What it puzzles me is that when I dump the quantization strategy file after finishing the quantization process, I see that the new json contains the changes I want (attached .json).

quantizer.dump_quantize_strategy(dump_file = dump_quantization_file, verbose=2)

It is also important to note that I am able to override some default configurations such as include_cle (I can set it to False and it works) and fold_conv_bn (I can set it to False too), but not the ones related to, for example, quantization method (0, 1, 2 or 3).

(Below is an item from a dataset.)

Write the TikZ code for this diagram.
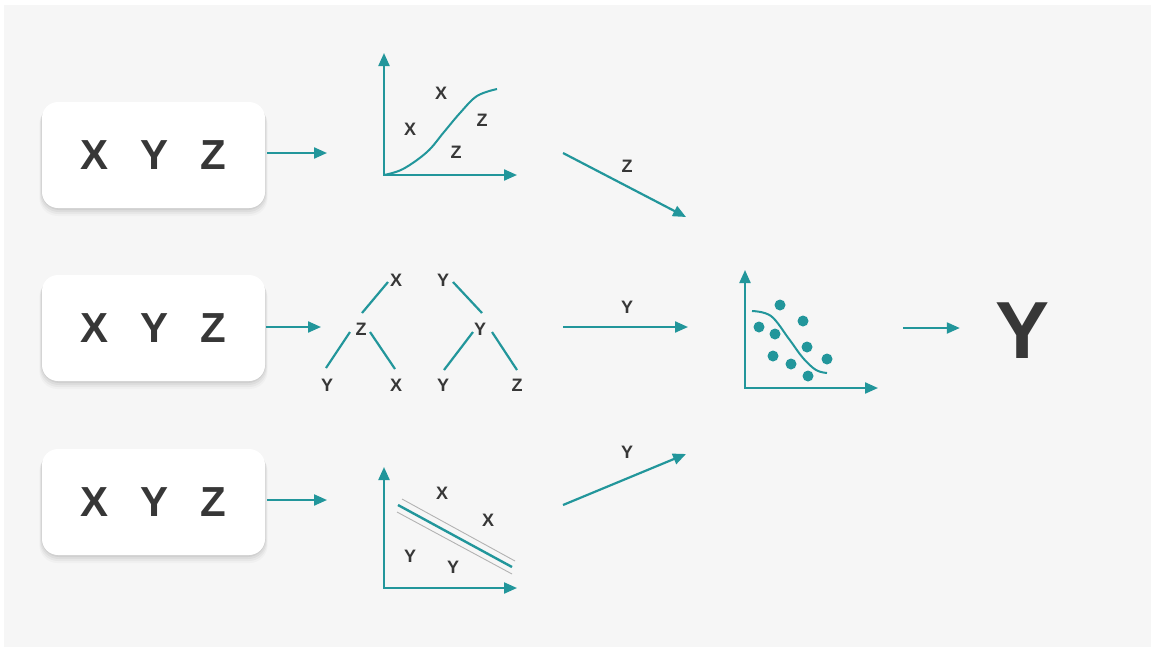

The obtained results suggest that Netron is correctly describing the quantization strategy that has been applied as results do not change when using method 0 or 1. Anyway, it could be possible that for a certain model both method output the same results.

Steps to Reproduce:

1.- Define a basic DNN model. It is not necessary for it to be trained. 2.- Perform a simple Post Training Quantization (also known as Quantize Calibration) as shown above. 3.- Visualize the model in Netron and observe that, for example, method property for either the Conv2D layer or the activation layer has not changed. 4.- Dump the quantization strategy and observe that the json correctly contains the changes that cannot be seen in Netron App.

Expected Behaviour

I expected to observe in Netron that the quantization method had changed.

Actual Behaviour

I observed that the quantization method is still the same.

Docker Image

GPU image for TensorFlow2 built locally being the repository in this commit.

Has somebody faced a similar issue before? Any kind of help would be highly appreciated.